-- begin --
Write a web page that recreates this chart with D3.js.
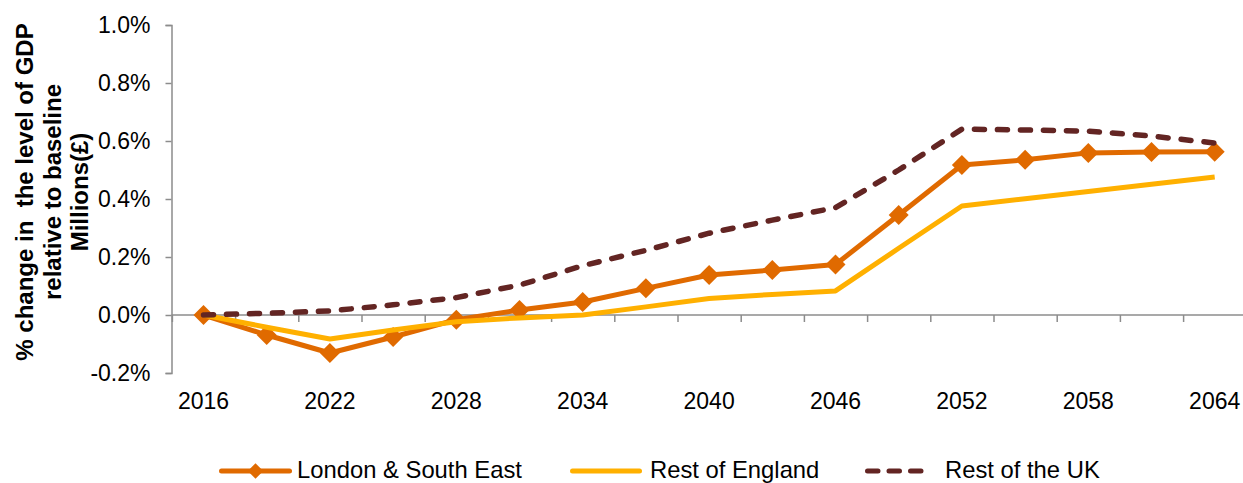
<!DOCTYPE html>
<html>
<head>
<meta charset="utf-8">
<script src="https://cdn.jsdelivr.net/npm/d3@7"></script>
<style>
  html, body { margin: 0; padding: 0; background: #fff; }
  svg { display: block; }
  text { font-family: "Liberation Sans", Arial, sans-serif; fill: #000; }
</style>
</head>
<body>
<svg id="chart" width="1243" height="483"></svg>
<script>
// ---- data ----
const years = [2016, 2019, 2022, 2025, 2028, 2031, 2034, 2037, 2040, 2043, 2046, 2049, 2052, 2055, 2058, 2061, 2064];
const yearLabels = ["2016", "2022", "2028", "2034", "2040", "2046", "2052", "2058", "2064"];
const londonSE = [0, -0.069, -0.131, -0.076, -0.016, 0.017, 0.045, 0.092, 0.138, 0.155, 0.174, 0.345, 0.517, 0.535, 0.559, 0.562, 0.563];
const restEngland = [0, -0.042, -0.083, -0.052, -0.023, -0.01, 0.0, 0.028, 0.057, 0.071, 0.083, 0.23, 0.376, 0.401, 0.426, 0.451, 0.476];
const restUK = [0, 0.006, 0.014, 0.035, 0.06, 0.103, 0.17, 0.223, 0.282, 0.327, 0.37, 0.5, 0.641, 0.638, 0.634, 0.617, 0.593];
const yTicks = [-0.2, 0.0, 0.2, 0.4, 0.6, 0.8, 1.0];
const seriesNames = ["London & South East", "Rest of England", "Rest of the UK"];
const yTitle = ["% change in  the level of GDP", "relative to baseline", "Millions(£)"];

// ---- layout ----
const svg = d3.select("#chart");
const axisX = 171.5;
const step = 63.2;
const x0 = axisX + 0.4;
const x = d3.scaleBand().domain(years).range([x0, x0 + step * years.length]).padding(0);
const cx = d => x(d) + x.bandwidth() / 2;
const y = d3.scaleLinear().domain([-0.2, 1.0]).range([373, 25]);
const axisColor = "#8c8c8c";
const fontFam = "'Liberation Sans', Arial, sans-serif";

const series = [
  { name: seriesNames[0], values: londonSE, color: "#E06A00", dash: null, marker: true, width: 5 },
  { name: seriesNames[1], values: restEngland, color: "#FFB000", dash: null, marker: false, width: 5 },
  { name: seriesNames[2], values: restUK, color: "#632523", dash: "10,13", marker: false, width: 5.5 }
];

// y axis
const yAxis = svg.append("g")
  .attr("transform", `translate(${axisX},0)`)
  .call(d3.axisLeft(y).tickValues(yTicks).tickSize(6).tickPadding(15)
    .tickFormat(d => d.toFixed(1).replace("\u2212", "-") + "%"));
yAxis.select(".domain").attr("stroke", axisColor).attr("stroke-width", 1.5);
yAxis.selectAll(".tick line").attr("stroke", axisColor).attr("stroke-width", 1.5);
yAxis.selectAll("text").style("font-size", "23px").style("font-family", fontFam).attr("fill", "#000");

// x axis line + boundary ticks at zero
const xi = d3.scaleLinear().domain([-0.5, years.length - 0.5]).range([x0, x0 + step * years.length]);
const xAxis = svg.append("g")
  .attr("transform", `translate(0,${y(0)})`)
  .call(d3.axisBottom(xi).tickValues(d3.range(years.length + 1).map(k => k - 0.5)).tickSize(7).tickSizeOuter(0).tickFormat(""));
xAxis.select(".domain").attr("stroke", axisColor).attr("stroke-width", 1.5)
  .attr("d", `M${axisX},0H${x0 + step * years.length}`);
xAxis.selectAll(".tick line").attr("stroke", axisColor).attr("stroke-width", 1.5);

// x labels (low position)
const xLab = svg.append("g")
  .attr("transform", `translate(0,390)`)
  .call(d3.axisBottom(x).tickValues(yearLabels.map(Number)).tickSize(0).tickPadding(3));
xLab.select(".domain").remove();
xLab.selectAll("text").style("font-size", "23px").style("font-family", fontFam).attr("fill", "#000");

// y title
const titleBaselines = [33, 61, 88];
const tg = svg.append("g");
yTitle.forEach((t, i) => {
  tg.append("text")
    .attr("transform", `translate(${titleBaselines[i]},192) rotate(-90)`)
    .attr("text-anchor", "middle")
    .attr("xml:space", "preserve")
    .style("white-space", "pre")
    .style("font-size", "24px")
    .style("font-weight", "bold")
    .text(t);
});

// lines
const line = d3.line().x((d, i) => cx(years[i])).y(d => y(d));
const diamond = d3.symbol().type(d3.symbolSquare);
series.forEach(s => {
  svg.append("path")
    .datum(s.values)
    .attr("d", line)
    .attr("fill", "none")
    .attr("stroke", s.color)
    .attr("stroke-width", s.width)
    .attr("stroke-linejoin", "round")
    .attr("stroke-linecap", s.dash ? "round" : "butt")
    .attr("stroke-dasharray", s.dash);
  if (s.marker) {
    svg.append("g").selectAll("path")
      .data(s.values)
      .join("path")
      .attr("d", diamond.size(200))
      .attr("transform", (d, i) => `translate(${cx(years[i])},${y(d)}) rotate(45)`)
      .attr("fill", s.color);
  }
});

// legend
const legendItems = [
  { x1: 219, x2: 292, tx: 297 },
  { x1: 570, x2: 642, tx: 650 },
  { x1: 865, x2: 928, tx: 945 }
];
const ly = 471;
series.forEach((s, i) => {
  const L = legendItems[i];
  svg.append("line")
    .attr("x1", L.x1 + 2.5).attr("x2", L.x2 - 2.5)
    .attr("y1", ly).attr("y2", ly)
    .attr("stroke", s.color).attr("stroke-width", 5)
    .attr("stroke-linecap", "round")
    .attr("stroke-dasharray", s.dash ? "10.5,11" : null);
  if (s.marker) {
    svg.append("path")
      .attr("d", diamond.size(120))
      .attr("transform", `translate(${(L.x1 + L.x2) / 2},${ly}) rotate(45)`)
      .attr("fill", s.color);
  }
  svg.append("text")
    .attr("x", L.tx).attr("y", 477.5)
    .style("font-size", "23.8px")
    .text(s.name);
});
</script>
</body>
</html>
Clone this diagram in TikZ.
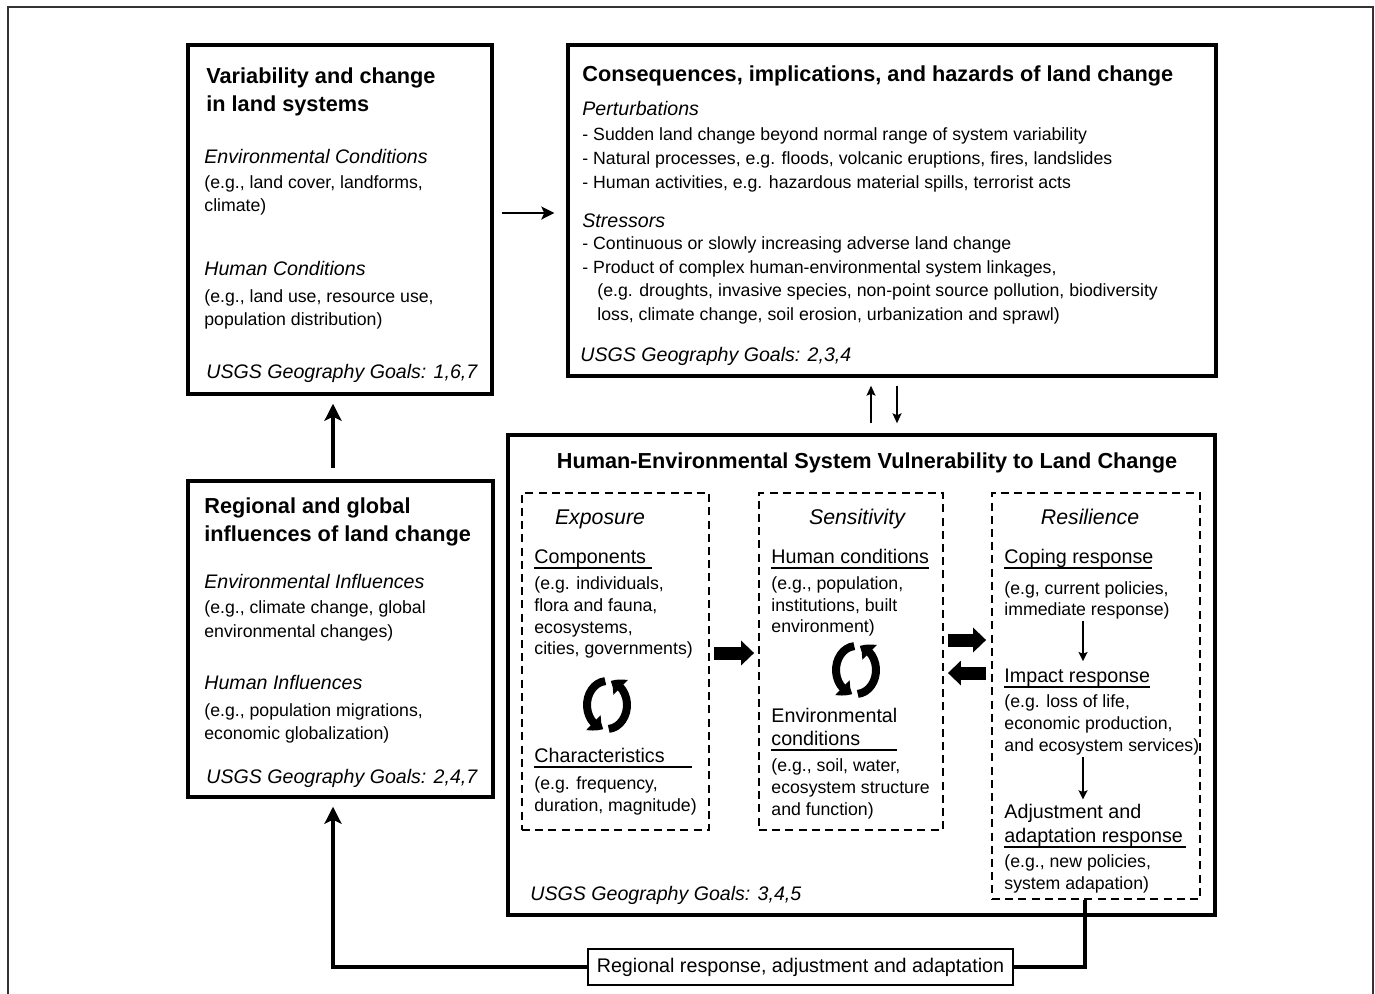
\documentclass[tikz,border=0pt]{standalone}
\usepackage{fontspec}
\setmainfont{Liberation Sans}
\usetikzlibrary{fit,calc,arrows.meta,bending}
\newcommand\myTitle{\fontsize{10.85pt}{14pt}\selectfont\bfseries}
\newcommand\mySub{\fontsize{9.8pt}{12pt}\selectfont\itshape}
\newcommand\myHead{\fontsize{9.85pt}{12pt}\selectfont}
\newcommand\myBody{\fontsize{8.85pt}{12pt}\selectfont}
\newcommand\myCol{\fontsize{10.65pt}{13pt}\selectfont\itshape}
\begin{document}
\begin{tikzpicture}[x=0.5pt,y=-0.5pt,
  box/.style={draw, line width=1.7pt, inner sep=0pt},
  dbox/.style={draw, line width=0.9pt, dash pattern=on 4pt off 2.6pt, inner sep=0pt},
  txt/.style={anchor=base west, inner sep=0pt, font=\myBody},
  ttl/.style={anchor=base west, inner sep=0pt, font=\myTitle},
  sub/.style={anchor=base west, inner sep=0pt, font=\mySub},
  hd/.style={anchor=base west, inner sep=0pt, font=\myHead},
  col/.style={anchor=base, inner sep=0pt, font=\myCol},
  uline/.style={line width=0.75pt},
  arrA/.style={line width=1.2pt, -{Stealth[length=6.5pt,width=6.5pt,inset=1.5pt]}},
  arrC/.style={line width=2pt, -{Stealth[length=8.5pt,width=8.5pt,inset=2pt]}},
  thinarr/.style={line width=0.8pt, -{Stealth[length=5pt,width=4.5pt,inset=1pt]}},
  sarr/.style={line width=0.8pt, -{Stealth[length=4.5pt,width=4.5pt,inset=0.8pt]}},
  blk/.style={line width=6.5pt, -{Triangle[length=6.5pt,width=12pt]}},
  conn/.style={line width=1.8pt},
  cycl/.style={line width=4pt, -{Triangle[length=6pt,width=10pt,bend]}},
  cyc/.pic={
    \draw[cycl] (265:20 and 24) arc[start angle=265,end angle=100,x radius=20,y radius=24];
    \draw[cycl] (85:20 and 24) arc[start angle=85,end angle=-80,x radius=20,y radius=24];
  }
]
\path[use as bounding box] (0,0) rectangle (1375,993);
\draw[line width=1pt, draw=black!80] (8,7) rectangle (1373,1010);

% helper coordinates
\coordinate (h213) at (0,213);
\coordinate (h653) at (0,653);
\coordinate (h640) at (0,640);
\coordinate (h673) at (0,673);
\coordinate (v333) at (333,0);
\coordinate (v871) at (871,0);
\coordinate (v897) at (897,0);
\coordinate (v1083) at (1083,0);
\coordinate (v1085) at (1085,0);

% boxes
\coordinate (A1) at (188,45);  \coordinate (A2) at (492,394);
\coordinate (B1) at (568,45);  \coordinate (B2) at (1216,376);
\coordinate (C1) at (188,481); \coordinate (C2) at (493,797);
\coordinate (D1) at (508,435); \coordinate (D2) at (1215,915);
\coordinate (E1) at (522,493); \coordinate (E2) at (709,830);
\coordinate (S1) at (759,493); \coordinate (S2) at (943,830);
\coordinate (R1) at (992,493); \coordinate (R2) at (1200,899);
\node[box, fit=(A1)(A2)] (A) {};
\node[box, fit=(B1)(B2)] (B) {};
\node[box, fit=(C1)(C2)] (C) {};
\node[box, fit=(D1)(D2)] (D) {};
\node[dbox, fit=(E1)(E2)] (E) {};
\node[dbox, fit=(S1)(S2)] (S) {};
\node[dbox, fit=(R1)(R2)] (R) {};

% Box A
\node[ttl] (a1) at (206,83) {Variability and change};
\node[ttl] (a2) at (206,111) {in land systems};
\node[sub] (a3) at (204,163) {Environmental Conditions};
\node[txt] (a4) at (204,188) {(e.g., land cover, landforms,};
\node[txt] (a5) at (204,211) {climate)};
\node[sub] (a6) at (204,275) {Human Conditions};
\node[txt] (a7) at (204,302) {(e.g., land use, resource use,};
\node[txt] (a8) at (204,325) {population distribution)};
\node[sub] (a9) at (206,378) {USGS Geography Goals: 1,6,7};

% Box B
\node[ttl] (b1) at (582,81) {Consequences, implications, and hazards of land change};
\node[sub] (b2) at (582,115) {Perturbations};
\node[txt] (b3) at (582,140) {- Sudden land change beyond normal range of system variability};
\node[txt] (b4) at (582,164) {- Natural processes, e.g. floods, volcanic eruptions, fires, landslides};
\node[txt] (b5) at (582,188) {- Human activities, e.g. hazardous material spills, terrorist acts};
\node[sub] (b6) at (582,227) {Stressors};
\node[txt] (b7) at (582,249) {- Continuous or slowly increasing adverse land change};
\node[txt] (b8) at (582,273) {- Product of complex human-environmental system linkages,};
\node[txt] (b9) at (597,296) {(e.g. droughts, invasive species, non-point source pollution, biodiversity};
\node[txt] (b10) at (597,320) {loss, climate change, soil erosion, urbanization and sprawl)};
\node[sub] (b11) at (580,361) {USGS Geography Goals: 2,3,4};

% Box C
\node[ttl] (c1) at (204,513) {Regional and global};
\node[ttl] (c2) at (204,541) {influences of land change};
\node[sub] (c3) at (204,588) {Environmental Influences};
\node[txt] (c4) at (204,613) {(e.g., climate change, global};
\node[txt] (c5) at (204,637) {environmental changes)};
\node[sub] (c6) at (204,689) {Human Influences};
\node[txt] (c7) at (204,716) {(e.g., population migrations,};
\node[txt] (c8) at (204,739) {economic globalization)};
\node[sub] (c9) at (206,783) {USGS Geography Goals: 2,4,7};

% Box D
\node[anchor=base, inner sep=0pt, font=\myTitle] (d1) at (867,468) {Human-Environmental System Vulnerability to Land Change};
\node[sub] (d2) at (530,900) {USGS Geography Goals: 3,4,5};

% Exposure
\node[col] (e0) at (600,524) {Exposure};
\node[hd] (e1) at (534,563) {Components};
\draw[uline] (534,568) -- (652,568);
\node[txt] (e2) at (534,589) {(e.g. individuals,};
\node[txt] (e3) at (534,611) {flora and fauna,};
\node[txt] (e4) at (534,633) {ecosystems,};
\node[txt] (e5) at (534,654) {cities, governments)};
\pic at (607,705) {cyc};
\node[hd] (e6) at (534,762) {Characteristics};
\draw[uline] (534,767) -- (692,767);
\node[txt] (e7) at (534,789) {(e.g. frequency,};
\node[txt] (e8) at (534,811) {duration, magnitude)};

% Sensitivity
\node[col] (s0) at (857,524) {Sensitivity};
\node[hd] (s1) at (771,563) {Human conditions};
\draw[uline] (771,568) -- (929,568);
\node[txt] (s2) at (771,589) {(e.g., population,};
\node[txt] (s3) at (771,611) {institutions, built};
\node[txt] (s4) at (771,632) {environment)};
\pic at (856,670) {cyc};
\node[hd] (s5) at (771,722) {Environmental};
\node[hd] (s6) at (771,745) {conditions};
\draw[uline] (771,750) -- (897,750);
\node[txt] (s7) at (771,771) {(e.g., soil, water,};
\node[txt] (s8) at (771,793) {ecosystem structure};
\node[txt] (s9) at (771,815) {and function)};

% Resilience
\node[col] (r0) at (1090,524) {Resilience};
\node[hd] (r1) at (1004,563) {Coping response};
\draw[uline] (1004,568) -- (1152,568);
\node[txt] (r2) at (1004,594) {(e.g, current policies,};
\node[txt] (r3) at (1004,615) {immediate response)};
\node[hd] (r4) at (1004,682) {Impact response};
\draw[uline] (1004,687) -- (1150,687);
\node[txt] (r5) at (1004,707) {(e.g. loss of life,};
\node[txt] (r6) at (1004,729) {economic production,};
\node[txt] (r7) at (1004,751) {and ecosystem services)};
\node[hd] (r8) at (1004,818) {Adjustment and};
\node[hd] (r9) at (1004,842) {adaptation response};
\draw[uline] (1004,847) -- (1186,847);
\node[txt] (r10) at (1004,867) {(e.g., new policies,};
\node[txt] (r11) at (1004,889) {system adapation)};

\draw[sarr] ($(r3.south -| v1083)+(0,2)$) -- ($(r4.north -| v1083)+(0,-7)$);
\draw[sarr] ($(r7.south -| v1083)+(0,2)$) -- ($(r8.north -| v1083)+(0,-4)$);

% connectors
\draw[arrA] ($(A.east |- h213)+(8,0)$) -- ($(B.west |- h213)+(-12,0)$);
\draw[arrC] ($(C.north -| v333)+(0,-11)$) -- ($(A.south -| v333)+(0,8)$);
\draw[thinarr] ($(D.north -| v871)+(0,-10)$) -- ($(B.south -| v871)+(0,8)$);
\draw[thinarr] ($(B.south -| v897)+(0,8)$) -- ($(D.north -| v897)+(0,-10)$);
\draw[blk] ($(E.east |- h653)+(4,0)$) -- ($(S.west |- h653)+(-4,0)$);
\draw[blk] ($(S.east |- h640)+(4,0)$) -- ($(R.west |- h640)+(-5,0)$);
\draw[blk] ($(R.west |- h673)+(-5,0)$) -- ($(S.east |- h673)+(4,0)$);

\node[draw, line width=0.8pt, minimum width=212.5pt, minimum height=18pt, inner sep=0pt, font=\myHead] (L) at (800.5,967) {Regional response, adjustment and adaptation};
\draw[conn] (R.south -| v1085) |- (L.east);
\draw[conn, -{Stealth[length=8.5pt,width=8.5pt,inset=2pt]}] (L.west) -| ($(C.south -| v333)+(0,8)$);
\end{tikzpicture}
\end{document}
-- end --
[Instructions to follow]:
Transcribe exactly the lines between the one containing "Clone this diagram in TikZ." and the one containing "(8,7) rectangle (1373,1010);", counting both ends. Pictures are not copied.

[Problem solution]:
Clone this diagram in TikZ.
\documentclass[tikz,border=0pt]{standalone}
\usepackage{fontspec}
\setmainfont{Liberation Sans}
\usetikzlibrary{fit,calc,arrows.meta,bending}
\newcommand\myTitle{\fontsize{10.85pt}{14pt}\selectfont\bfseries}
\newcommand\mySub{\fontsize{9.8pt}{12pt}\selectfont\itshape}
\newcommand\myHead{\fontsize{9.85pt}{12pt}\selectfont}
\newcommand\myBody{\fontsize{8.85pt}{12pt}\selectfont}
\newcommand\myCol{\fontsize{10.65pt}{13pt}\selectfont\itshape}
\begin{document}
\begin{tikzpicture}[x=0.5pt,y=-0.5pt,
  box/.style={draw, line width=1.7pt, inner sep=0pt},
  dbox/.style={draw, line width=0.9pt, dash pattern=on 4pt off 2.6pt, inner sep=0pt},
  txt/.style={anchor=base west, inner sep=0pt, font=\myBody},
  ttl/.style={anchor=base west, inner sep=0pt, font=\myTitle},
  sub/.style={anchor=base west, inner sep=0pt, font=\mySub},
  hd/.style={anchor=base west, inner sep=0pt, font=\myHead},
  col/.style={anchor=base, inner sep=0pt, font=\myCol},
  uline/.style={line width=0.75pt},
  arrA/.style={line width=1.2pt, -{Stealth[length=6.5pt,width=6.5pt,inset=1.5pt]}},
  arrC/.style={line width=2pt, -{Stealth[length=8.5pt,width=8.5pt,inset=2pt]}},
  thinarr/.style={line width=0.8pt, -{Stealth[length=5pt,width=4.5pt,inset=1pt]}},
  sarr/.style={line width=0.8pt, -{Stealth[length=4.5pt,width=4.5pt,inset=0.8pt]}},
  blk/.style={line width=6.5pt, -{Triangle[length=6.5pt,width=12pt]}},
  conn/.style={line width=1.8pt},
  cycl/.style={line width=4pt, -{Triangle[length=6pt,width=10pt,bend]}},
  cyc/.pic={
    \draw[cycl] (265:20 and 24) arc[start angle=265,end angle=100,x radius=20,y radius=24];
    \draw[cycl] (85:20 and 24) arc[start angle=85,end angle=-80,x radius=20,y radius=24];
  }
]
\path[use as bounding box] (0,0) rectangle (1375,993);
\draw[line width=1pt, draw=black!80] (8,7) rectangle (1373,1010);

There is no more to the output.